Bernardo Rios-Pineda entered this country for the first time in the summer of 1972. He returned to Mexico for approximately two months in 1974. On May 1, 1974, he and his wife entered the United States without inspection at San Ysidro, California, and soon made their way to Omaha, Nebraska. Bernardo has worked at Union Packing Company in Omaha since 1974. The petitioners have two daughters born in Omaha as United States citizens: Ana Belia, who is now nine years of age; and Brenda Lee, who is four years old.
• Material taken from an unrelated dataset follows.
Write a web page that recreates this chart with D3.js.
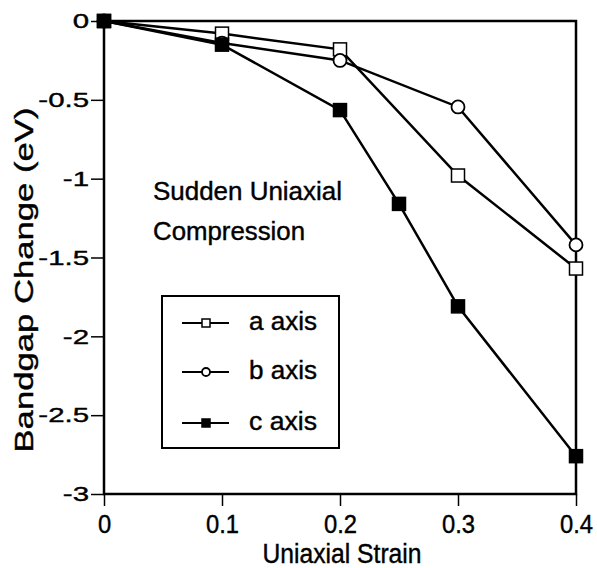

The Immigration and Naturalization Service (INS) issued orders to show cause why the petitioners should not be deported in October of 1978. After a deportation hearing on December 12, 1978, an immigration judge denied, inter alia, Bernardo's application for suspension of deportation under 8 U.S.C. § 1254(a) (1) (1982) (as amended). Section 1254(a) (1) provides that the Attorney General may suspend the deportation of a person not lawfully admitted into the country if that person
has been physically present in the United States for a continuous period of not less than seven years immediately preceding the date of such application, and proves that during all of such period he was and is a person of good moral character; and is a person whose deportation would, in the opinion of the Attorney General, result in extreme hardship to the alien or to his spouse, parent, or child, who is a citizen of the United States or an alien lawfully admitted for permanent residence * * *.
The immigration judge--acting for the Attorney General's delegate, the INS--denied Bernardo's application under this section solely because he failed to meet the seven-year continuous presence requirement. The Board of Immigration Appeals (Board) dismissed the petitioners' appeal from this decision on May 30, 1980.
We reviewed the Board's May 30, 1980, dismissal in our first opinion on this case, Rios-Pineda v. United States Department of Justice, 673 F.2d 225 (8th Cir. 1982). In that opinion, we noted that both Bernardo and Estarnilada met the seven-year continuous presence requirement while the petition for review was under consideration by our Court. Citing Vargas-Gonzalez v. INS, 647 F.2d 457, 459 (5th Cir. 1981), and outlining the petitioners' employment and family situation, we concluded "that Bernardo and Estarnilada * * * have 'made a substantial showing that the Board should properly afford [them] relief on the basis of the additional evidence available subsequent to the initial hearing.' " Rios-Pineda v. United States Department of Justice, supra, 673 F.2d at 227. Accordingly, we reversed the Board's decision and granted the petitioners sixty days in which to file a "motion to reopen" their deportation proceedings, at which time the Board was directed to "promptly consider and rule upon their claim that they are entitled to suspension of deportation under 8 U.S.C. § 1254(a) (1)." Id. at 228 (footnote omitted).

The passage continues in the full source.